__What to do__: Set the lines down again exactly, first line through the line that contains "wavelength = np.arange(700, 861)", with no pictures.

__Dataset excerpt__:
++++++++++
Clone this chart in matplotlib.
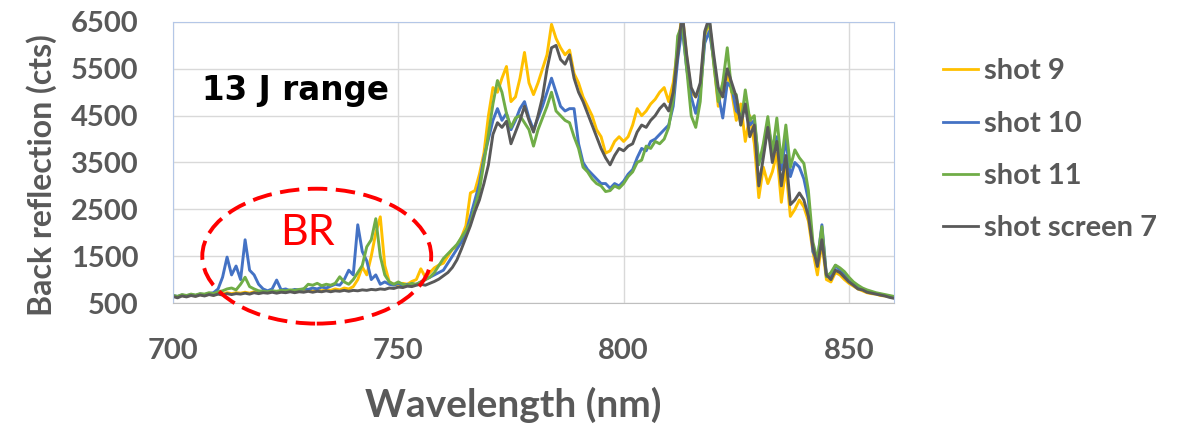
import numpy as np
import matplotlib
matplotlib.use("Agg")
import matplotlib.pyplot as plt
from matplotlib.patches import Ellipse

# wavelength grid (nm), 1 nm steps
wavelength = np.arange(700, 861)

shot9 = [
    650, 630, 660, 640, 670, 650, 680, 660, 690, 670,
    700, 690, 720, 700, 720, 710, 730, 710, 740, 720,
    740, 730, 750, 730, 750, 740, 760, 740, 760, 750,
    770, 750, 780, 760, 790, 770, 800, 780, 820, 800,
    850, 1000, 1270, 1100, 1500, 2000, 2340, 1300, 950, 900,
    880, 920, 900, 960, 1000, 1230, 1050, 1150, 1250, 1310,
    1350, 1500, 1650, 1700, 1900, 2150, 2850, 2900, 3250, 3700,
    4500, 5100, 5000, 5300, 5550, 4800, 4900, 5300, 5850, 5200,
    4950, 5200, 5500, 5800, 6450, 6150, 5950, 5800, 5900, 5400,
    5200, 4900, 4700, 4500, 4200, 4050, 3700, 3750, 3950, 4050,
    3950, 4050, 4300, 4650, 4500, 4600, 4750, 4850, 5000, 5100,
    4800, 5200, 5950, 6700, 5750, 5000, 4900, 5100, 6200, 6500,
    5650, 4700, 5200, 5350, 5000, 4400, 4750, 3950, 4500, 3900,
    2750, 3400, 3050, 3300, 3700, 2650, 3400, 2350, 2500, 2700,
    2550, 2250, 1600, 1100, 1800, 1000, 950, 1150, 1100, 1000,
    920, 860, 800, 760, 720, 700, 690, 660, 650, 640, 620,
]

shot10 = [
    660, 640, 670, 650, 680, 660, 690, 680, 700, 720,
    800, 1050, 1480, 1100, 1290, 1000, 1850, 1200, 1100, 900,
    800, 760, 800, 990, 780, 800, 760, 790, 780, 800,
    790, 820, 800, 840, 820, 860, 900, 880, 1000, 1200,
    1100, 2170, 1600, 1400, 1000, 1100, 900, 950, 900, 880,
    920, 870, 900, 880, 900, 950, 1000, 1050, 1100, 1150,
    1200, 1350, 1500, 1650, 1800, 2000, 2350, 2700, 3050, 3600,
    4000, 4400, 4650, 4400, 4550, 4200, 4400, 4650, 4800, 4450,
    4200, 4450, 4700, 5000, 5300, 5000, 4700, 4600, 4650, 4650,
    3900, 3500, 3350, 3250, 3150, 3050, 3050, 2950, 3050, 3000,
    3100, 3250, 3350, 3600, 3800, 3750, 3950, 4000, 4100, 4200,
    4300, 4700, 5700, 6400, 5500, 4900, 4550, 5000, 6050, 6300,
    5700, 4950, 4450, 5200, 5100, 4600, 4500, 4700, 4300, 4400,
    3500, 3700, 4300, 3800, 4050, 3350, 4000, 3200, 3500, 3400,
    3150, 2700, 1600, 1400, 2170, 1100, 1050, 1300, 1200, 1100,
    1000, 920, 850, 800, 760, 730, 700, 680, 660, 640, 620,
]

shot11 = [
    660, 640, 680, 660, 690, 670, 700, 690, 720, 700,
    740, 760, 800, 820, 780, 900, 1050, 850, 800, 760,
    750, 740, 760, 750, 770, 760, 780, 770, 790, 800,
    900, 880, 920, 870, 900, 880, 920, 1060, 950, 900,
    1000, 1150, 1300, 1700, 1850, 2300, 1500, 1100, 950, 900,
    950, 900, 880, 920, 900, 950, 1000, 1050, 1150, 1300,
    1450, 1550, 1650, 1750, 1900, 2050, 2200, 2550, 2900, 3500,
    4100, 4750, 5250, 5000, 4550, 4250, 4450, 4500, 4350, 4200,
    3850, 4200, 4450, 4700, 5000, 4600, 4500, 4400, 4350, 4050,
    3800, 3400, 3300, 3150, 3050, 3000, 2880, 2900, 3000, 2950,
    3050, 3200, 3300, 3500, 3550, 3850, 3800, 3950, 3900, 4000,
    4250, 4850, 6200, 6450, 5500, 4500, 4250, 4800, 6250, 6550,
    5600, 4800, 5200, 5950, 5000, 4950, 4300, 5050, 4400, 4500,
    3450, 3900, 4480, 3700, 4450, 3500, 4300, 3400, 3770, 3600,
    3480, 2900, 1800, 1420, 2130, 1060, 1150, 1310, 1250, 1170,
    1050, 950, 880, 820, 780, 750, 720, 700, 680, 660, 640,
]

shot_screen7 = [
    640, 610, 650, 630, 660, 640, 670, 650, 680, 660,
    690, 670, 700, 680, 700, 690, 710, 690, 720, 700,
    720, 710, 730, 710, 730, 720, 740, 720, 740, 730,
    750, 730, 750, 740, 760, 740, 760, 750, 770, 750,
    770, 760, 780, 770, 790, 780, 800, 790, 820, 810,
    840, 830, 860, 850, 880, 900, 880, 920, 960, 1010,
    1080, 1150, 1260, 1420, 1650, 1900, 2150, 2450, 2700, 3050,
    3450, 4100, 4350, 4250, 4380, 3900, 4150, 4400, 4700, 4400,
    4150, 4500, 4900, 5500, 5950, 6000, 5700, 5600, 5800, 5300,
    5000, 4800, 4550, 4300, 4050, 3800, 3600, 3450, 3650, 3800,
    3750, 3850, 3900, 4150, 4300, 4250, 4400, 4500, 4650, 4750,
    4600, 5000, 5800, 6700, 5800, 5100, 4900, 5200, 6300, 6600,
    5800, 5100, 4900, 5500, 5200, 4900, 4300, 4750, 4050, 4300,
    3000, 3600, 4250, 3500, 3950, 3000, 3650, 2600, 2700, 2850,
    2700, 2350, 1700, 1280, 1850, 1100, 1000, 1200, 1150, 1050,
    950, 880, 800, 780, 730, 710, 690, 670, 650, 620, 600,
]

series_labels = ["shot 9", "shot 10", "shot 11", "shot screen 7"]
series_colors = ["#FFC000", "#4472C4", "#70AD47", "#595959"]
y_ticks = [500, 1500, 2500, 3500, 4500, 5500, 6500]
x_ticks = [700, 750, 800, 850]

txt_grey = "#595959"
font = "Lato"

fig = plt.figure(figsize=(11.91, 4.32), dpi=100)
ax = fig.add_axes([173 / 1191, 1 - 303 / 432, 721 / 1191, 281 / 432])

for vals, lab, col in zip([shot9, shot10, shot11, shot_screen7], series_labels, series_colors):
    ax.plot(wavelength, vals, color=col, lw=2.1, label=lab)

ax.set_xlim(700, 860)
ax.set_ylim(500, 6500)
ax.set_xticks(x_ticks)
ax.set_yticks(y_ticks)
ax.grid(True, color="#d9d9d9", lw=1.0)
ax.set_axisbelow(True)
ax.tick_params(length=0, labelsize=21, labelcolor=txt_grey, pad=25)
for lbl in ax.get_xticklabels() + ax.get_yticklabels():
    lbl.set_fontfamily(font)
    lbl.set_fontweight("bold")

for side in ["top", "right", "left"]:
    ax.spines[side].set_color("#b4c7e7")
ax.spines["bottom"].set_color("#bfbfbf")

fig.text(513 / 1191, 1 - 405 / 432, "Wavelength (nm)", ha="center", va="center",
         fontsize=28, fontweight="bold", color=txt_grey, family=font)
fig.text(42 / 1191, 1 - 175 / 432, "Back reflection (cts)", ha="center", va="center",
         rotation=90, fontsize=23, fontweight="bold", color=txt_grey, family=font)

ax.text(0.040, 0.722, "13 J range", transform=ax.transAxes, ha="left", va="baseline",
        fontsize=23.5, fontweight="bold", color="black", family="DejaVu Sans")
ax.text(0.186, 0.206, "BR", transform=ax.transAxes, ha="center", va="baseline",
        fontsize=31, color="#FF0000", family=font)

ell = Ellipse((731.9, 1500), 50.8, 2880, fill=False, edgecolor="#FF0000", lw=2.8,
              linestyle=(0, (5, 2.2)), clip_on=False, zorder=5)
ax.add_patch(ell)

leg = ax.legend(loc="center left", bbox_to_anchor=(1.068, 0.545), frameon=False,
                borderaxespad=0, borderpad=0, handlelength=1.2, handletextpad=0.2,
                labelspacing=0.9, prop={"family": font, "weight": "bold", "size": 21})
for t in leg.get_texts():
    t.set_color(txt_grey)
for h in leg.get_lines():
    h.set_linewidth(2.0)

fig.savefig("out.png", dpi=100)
++++++++++
__Solved problem__:
Clone this chart in matplotlib.
import numpy as np
import matplotlib
matplotlib.use("Agg")
import matplotlib.pyplot as plt
from matplotlib.patches import Ellipse

# wavelength grid (nm), 1 nm steps
wavelength = np.arange(700, 861)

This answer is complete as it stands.